What do Wisconsin, Arizona, and Georgia have in common? Dangerous conservative trends, according to the New York Times. The paper saw the dark cloud of McCarthyism still hanging over Wisconsin in “Why Wisconsin Is the Most Fascinating State in American Politics.”
"On Politics" newsletter editor Blake Hounshell’s Q&A with reporter Reid Epstein, posted August 12, teased out dubious insights over the political history and influences in Wisconsin.
It’s where two once-powerful senators, Joseph McCarthy and Robert La Follette, defined two of the major themes we still see playing out today -- what the historian Richard Hofstadter called the “paranoid style,” in McCarthy’s case, and progressivism in La Follette’s.
The Times poses as the Guardians of Truth, but they are still, despite all evidence, well, Soviet Infiltration Deniers: They're still parading around with McCarthy being asked about his decency and "McCarthy used his new platform to begin his infamous anti-communist crusade — persecuting supposed communists inside the federal government." Supposed! Then they conclude:
Much of the state remains rural and conservative -- McCarthy and Trump country.
Asked “How did the state get so starkly divided?” Epstein ridiculously responded that right-wing radio hosts control the debate:
The Wisconsin political and media ecosystem has long been dominated by conservative talk radio hosts. More than any other state in the country, Wisconsin’s right-wing talkers control the political agenda, and like Fox News nationally, they generate ratings by stoking outrage -- usually against Democrats, but sometimes against fellow Republicans.
The newspapers in Madison and Milwaukee are as liberal as the Times. Later Epstein whined about mean Republicans.
Republicans have such control of the levers of power in Wisconsin that voters are almost immaterial. It is the most gerrymandered state legislature in the country….
Wisconsin doesn’t afford its citizens the opportunity to petition things into law or the state constitution like Michigan and dozens of other states do. So the only hope is through the Legislature, where Republicans have shown no compunction about maintaining their hold on power through whatever means necessary.
Alexander Burns reported from Georgia on Sunday’s front page and portrayed the Republican Party’s supposedly “hard-edged” and “hard-line” ideas in the least flattering fashion he could. "Yet in the 2021 off-year elections, Republicans recovered some ground with Asian American voters in New York City and Virginia, offering a hard-edged message about crime and opposition to liberal education policies that would have reformed or abolished certain kinds of selective public-school programs that are popular with Asian families but that many Democrats regard as exclusionary of Black and Hispanic students." But Burns claimed "conservative-leaning older voters have turned away from the Republican Party’s increasingly hard-line views on race and national identity."

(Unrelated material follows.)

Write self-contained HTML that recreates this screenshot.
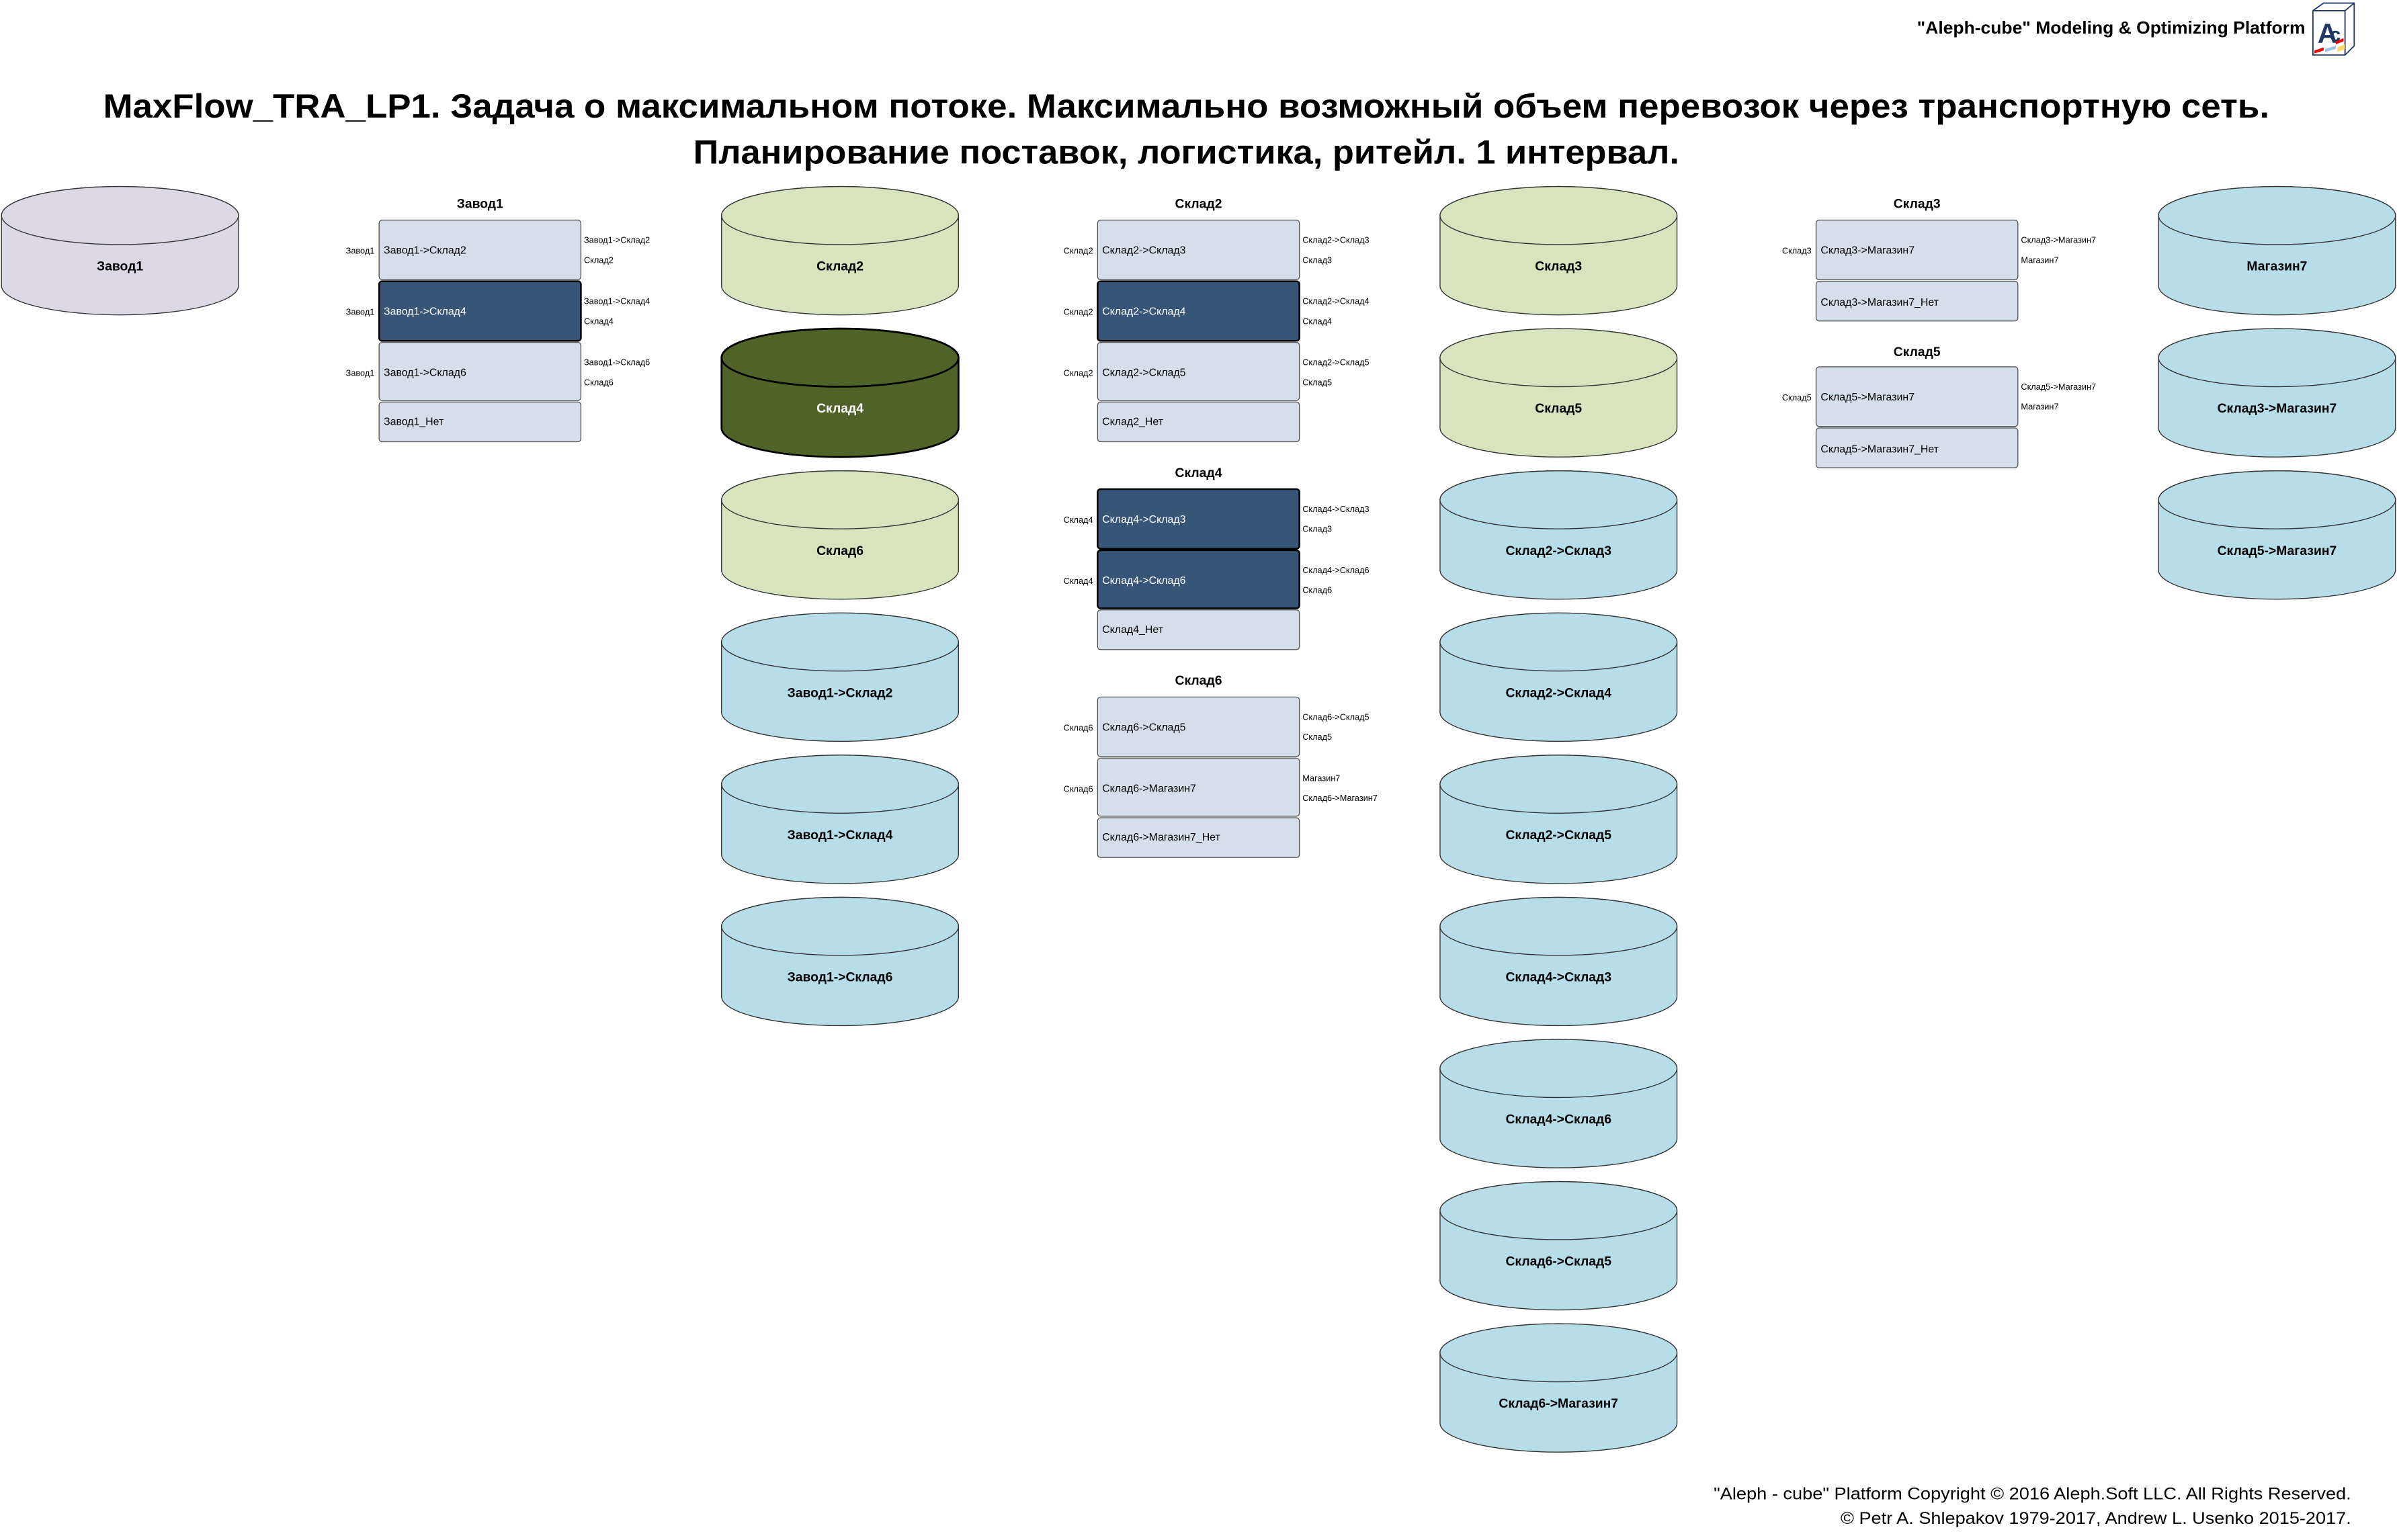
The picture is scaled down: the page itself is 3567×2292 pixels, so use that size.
<!DOCTYPE html>
<html><head><meta charset="utf-8"><style>
html,body{margin:0;padding:0;background:#fff;}
svg{display:block;}
text{font-family:"Liberation Sans","DejaVu Sans",sans-serif;}
.cl{font-size:8.5px;font-weight:bold;text-anchor:middle;}
.tt{font-size:8.5px;font-weight:bold;text-anchor:middle;}
.rl{font-size:7px;}
.sl{font-size:5.6px;}
.sr{font-size:5.6px;text-anchor:end;}
</style></head><body>
<svg width="3567" height="2292" viewBox="0 0 1568 1007.5" preserveAspectRatio="none" xmlns="http://www.w3.org/2000/svg">
<defs>
<g id="cyl"><path d="M0,19 A77.5,19 0 0 1 155,19 V65 A77.5,19 0 0 1 0,65 Z"/><ellipse cx="77.5" cy="19" rx="77.5" ry="19"/></g>
</defs>
<!-- header -->
<text x="1508" y="22" font-size="11.5" font-weight="bold" text-anchor="end" textLength="254" lengthAdjust="spacingAndGlyphs">"Aleph-cube" Modeling &amp; Optimizing Platform</text>
<g>
<polygon points="1513,7 1520,2 1540,2 1540,30 1534,36 1513,36" fill="#fff" stroke="#1f3864" stroke-width="0.8"/>
<polyline points="1513,7 1534,7 1534,36 M1534,7 1540,2" fill="none" stroke="#1f3864" stroke-width="0.8"/>
<line x1="1534" y1="7" x2="1540" y2="2" stroke="#1f3864" stroke-width="0.8"/>
<text x="1516" y="28" font-size="18" font-family="Liberation Serif" fill="#1f3864" font-weight="bold">A</text>
<text x="1524" y="27" font-size="13" font-family="Liberation Serif" fill="#1f3864" font-weight="bold">c</text>
<polygon points="1514,33 1520,31 1520,33 1514,35" fill="#e00"/>
<polygon points="1521,32 1528,30 1528,32 1521,34" fill="#9cc3e6"/>
<polygon points="1529,31 1534,29 1534,32 1529,34" fill="#ffd966"/>
<polygon points="1528,27 1533,25 1533,27 1528,29" fill="#e00"/>
</g>
<!-- title -->
<text x="776" y="77" font-size="22" font-weight="bold" text-anchor="middle" textLength="1417" lengthAdjust="spacingAndGlyphs">MaxFlow_TRA_LP1. Задача о максимальном потоке. Максимально возможный объем перевозок через транспортную сеть.</text>
<text x="776" y="107" font-size="22" font-weight="bold" text-anchor="middle" textLength="645" lengthAdjust="spacingAndGlyphs">Планирование поставок, логистика, ритейл. 1 интервал.</text>

<!-- cylinders -->
<g stroke="#333" stroke-width="0.6">
<use href="#cyl" x="1" y="122" fill="#ddd8e6"/>
<use href="#cyl" x="472" y="122" fill="#d7e4bd"/>
<use href="#cyl" x="472" y="215" fill="#4f6228" stroke="#000" stroke-width="1.2"/>
<use href="#cyl" x="472" y="308" fill="#d7e4bd"/>
<use href="#cyl" x="472" y="401" fill="#b7dde8"/>
<use href="#cyl" x="472" y="494" fill="#b7dde8"/>
<use href="#cyl" x="472" y="587" fill="#b7dde8"/>
<use href="#cyl" x="942" y="122" fill="#d7e4bd"/>
<use href="#cyl" x="942" y="215" fill="#d7e4bd"/>
<use href="#cyl" x="942" y="308" fill="#b7dde8"/>
<use href="#cyl" x="942" y="401" fill="#b7dde8"/>
<use href="#cyl" x="942" y="494" fill="#b7dde8"/>
<use href="#cyl" x="942" y="587" fill="#b7dde8"/>
<use href="#cyl" x="942" y="680" fill="#b7dde8"/>
<use href="#cyl" x="942" y="773" fill="#b7dde8"/>
<use href="#cyl" x="942" y="866" fill="#b7dde8"/>
<use href="#cyl" x="1412" y="122" fill="#b7dde8"/>
<use href="#cyl" x="1412" y="215" fill="#b7dde8"/>
<use href="#cyl" x="1412" y="308" fill="#b7dde8"/>
</g>
<g class="cl">
<text x="78.5" y="177" class="cl">Завод1</text>
<text x="549.5" y="177" class="cl">Склад2</text>
<text x="549.5" y="270" class="cl" fill="#fff" font-weight="normal">Склад4</text>
<text x="549.5" y="363" class="cl">Склад6</text>
<text x="549.5" y="456" class="cl">Завод1-&gt;Склад2</text>
<text x="549.5" y="549" class="cl">Завод1-&gt;Склад4</text>
<text x="549.5" y="642" class="cl">Завод1-&gt;Склад6</text>
<text x="1019.5" y="177" class="cl">Склад3</text>
<text x="1019.5" y="270" class="cl">Склад5</text>
<text x="1019.5" y="363" class="cl">Склад2-&gt;Склад3</text>
<text x="1019.5" y="456" class="cl">Склад2-&gt;Склад4</text>
<text x="1019.5" y="549" class="cl">Склад2-&gt;Склад5</text>
<text x="1019.5" y="642" class="cl">Склад4-&gt;Склад3</text>
<text x="1019.5" y="735" class="cl">Склад4-&gt;Склад6</text>
<text x="1019.5" y="828" class="cl">Склад6-&gt;Склад5</text>
<text x="1019.5" y="921" class="cl">Склад6-&gt;Магазин7</text>
<text x="1489.5" y="177" class="cl">Магазин7</text>
<text x="1489.5" y="270" class="cl">Склад3-&gt;Магазин7</text>
<text x="1489.5" y="363" class="cl">Склад5-&gt;Магазин7</text>
</g>

<!-- tables -->
<g stroke="#555" stroke-width="0.6" fill="#d5dfeb">
<rect x="248" y="144" width="132" height="39" rx="2"/>
<rect x="248" y="184" width="132" height="39" rx="2" fill="#375577" stroke="#000" stroke-width="1.1"/>
<rect x="248" y="224" width="132" height="38" rx="2"/>
<rect x="248" y="263" width="132" height="26" rx="2"/>

<rect x="718" y="144" width="132" height="39" rx="2"/>
<rect x="718" y="184" width="132" height="39" rx="2" fill="#375577" stroke="#000" stroke-width="1.1"/>
<rect x="718" y="224" width="132" height="38" rx="2"/>
<rect x="718" y="263" width="132" height="26" rx="2"/>

<rect x="718" y="320" width="132" height="39" rx="2" fill="#375577" stroke="#000" stroke-width="1.1"/>
<rect x="718" y="360" width="132" height="38" rx="2" fill="#375577" stroke="#000" stroke-width="1.1"/>
<rect x="718" y="399" width="132" height="26" rx="2"/>

<rect x="718" y="456" width="132" height="39" rx="2"/>
<rect x="718" y="496" width="132" height="38" rx="2"/>
<rect x="718" y="535" width="132" height="26" rx="2"/>

<rect x="1188" y="144" width="132" height="39" rx="2"/>
<rect x="1188" y="184" width="132" height="26" rx="2"/>

<rect x="1188" y="240" width="132" height="39" rx="2"/>
<rect x="1188" y="280" width="132" height="26" rx="2"/>
</g>

<text x="314" y="136" class="tt">Завод1</text>
<text x="784" y="136" class="tt">Склад2</text>
<text x="784" y="312" class="tt">Склад4</text>
<text x="784" y="448" class="tt">Склад6</text>
<text x="1254" y="136" class="tt">Склад3</text>
<text x="1254" y="233" class="tt">Склад5</text>

<!-- Завод1 table -->
<text x="251" y="166" class="rl">Завод1-&gt;Склад2</text>
<text x="251" y="206" class="rl" fill="#fff">Завод1-&gt;Склад4</text>
<text x="251" y="246" class="rl">Завод1-&gt;Склад6</text>
<text x="251" y="278" class="rl">Завод1_Нет</text>
<text x="245" y="166" class="sr">Завод1</text>
<text x="245" y="206" class="sr">Завод1</text>
<text x="245" y="246" class="sr">Завод1</text>
<text x="382" y="159" class="sl">Завод1-&gt;Склад2</text><text x="382" y="172" class="sl">Склад2</text>
<text x="382" y="199" class="sl">Завод1-&gt;Склад4</text><text x="382" y="212" class="sl">Склад4</text>
<text x="382" y="239" class="sl">Завод1-&gt;Склад6</text><text x="382" y="252" class="sl">Склад6</text>

<!-- Склад2 table -->
<text x="721" y="166" class="rl">Склад2-&gt;Склад3</text>
<text x="721" y="206" class="rl" fill="#fff">Склад2-&gt;Склад4</text>
<text x="721" y="246" class="rl">Склад2-&gt;Склад5</text>
<text x="721" y="278" class="rl">Склад2_Нет</text>
<text x="715" y="166" class="sr">Склад2</text>
<text x="715" y="206" class="sr">Склад2</text>
<text x="715" y="246" class="sr">Склад2</text>
<text x="852" y="159" class="sl">Склад2-&gt;Склад3</text><text x="852" y="172" class="sl">Склад3</text>
<text x="852" y="199" class="sl">Склад2-&gt;Склад4</text><text x="852" y="212" class="sl">Склад4</text>
<text x="852" y="239" class="sl">Склад2-&gt;Склад5</text><text x="852" y="252" class="sl">Склад5</text>

<!-- Склад4 table -->
<text x="721" y="342" class="rl" fill="#fff">Склад4-&gt;Склад3</text>
<text x="721" y="382" class="rl" fill="#fff">Склад4-&gt;Склад6</text>
<text x="721" y="414" class="rl">Склад4_Нет</text>
<text x="715" y="342" class="sr">Склад4</text>
<text x="715" y="382" class="sr">Склад4</text>
<text x="852" y="335" class="sl">Склад4-&gt;Склад3</text><text x="852" y="348" class="sl">Склад3</text>
<text x="852" y="375" class="sl">Склад4-&gt;Склад6</text><text x="852" y="388" class="sl">Склад6</text>

<!-- Склад6 table -->
<text x="721" y="478" class="rl">Склад6-&gt;Склад5</text>
<text x="721" y="518" class="rl">Склад6-&gt;Магазин7</text>
<text x="721" y="550" class="rl">Склад6-&gt;Магазин7_Нет</text>
<text x="715" y="478" class="sr">Склад6</text>
<text x="715" y="518" class="sr">Склад6</text>
<text x="852" y="471" class="sl">Склад6-&gt;Склад5</text><text x="852" y="484" class="sl">Склад5</text>
<text x="852" y="511" class="sl">Магазин7</text><text x="852" y="524" class="sl">Склад6-&gt;Магазин7</text>

<!-- Склад3 table -->
<text x="1191" y="166" class="rl">Склад3-&gt;Магазин7</text>
<text x="1191" y="200" class="rl">Склад3-&gt;Магазин7_Нет</text>
<text x="1185" y="166" class="sr">Склад3</text>
<text x="1322" y="159" class="sl">Склад3-&gt;Магазин7</text><text x="1322" y="172" class="sl">Магазин7</text>

<!-- Склад5 table -->
<text x="1191" y="262" class="rl">Склад5-&gt;Магазин7</text>
<text x="1191" y="296" class="rl">Склад5-&gt;Магазин7_Нет</text>
<text x="1185" y="262" class="sr">Склад5</text>
<text x="1322" y="255" class="sl">Склад5-&gt;Магазин7</text><text x="1322" y="268" class="sl">Магазин7</text>

<!-- footer -->
<text x="1538" y="981" font-size="11" text-anchor="end" textLength="417" lengthAdjust="spacingAndGlyphs">"Aleph - cube" Platform Copyright © 2016 Aleph.Soft LLC. All Rights Reserved.</text>
<text x="1538" y="997" font-size="11" text-anchor="end" textLength="334" lengthAdjust="spacingAndGlyphs">© Petr A. Shlepakov 1979-2017, Andrew L. Usenko 2015-2017.</text>
</svg>
</body></html>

Contributing writer Robert Draper in the Sunday Magazine wrote thousands of words on the awfulness of Arizona’s GOP, even throwing in a nasty, unfounded Nazi comparison: “The Arizona Republican Party’s Anti-Democracy Experiment -- First, it turned against the establishment. Now it has set its sights on democracy -- the principles, the process and even the word itself.”
Trump also endorsed Blake Masters, now the Arizona Republican candidate for the U.S. Senate against the incumbent Democrat, Mark Kelly. Masters, the 36-year-old former C.O.O. of Peter Thiel’s venture capital firm, embraces the “great replacement” conspiracy theory. “If you say as a candidate, ‘Obviously, the Democrats, they hope to just change the demographics of our country, they hope to import an entirely new electorate,’ they call you a bigot,” he told Rob Hephner, who goes by Birdman, on the “Patriot Edition” podcast in April. Such views are in alignment with those of Andrew Anglin, the publisher of the neo-Nazi website The Daily Stormer, who gave Masters his “forceful endorsement.” (Masters rejected the endorsement.)
Hillary Clinton was endorsed in 2016 by the Communist Party. Was that relevant?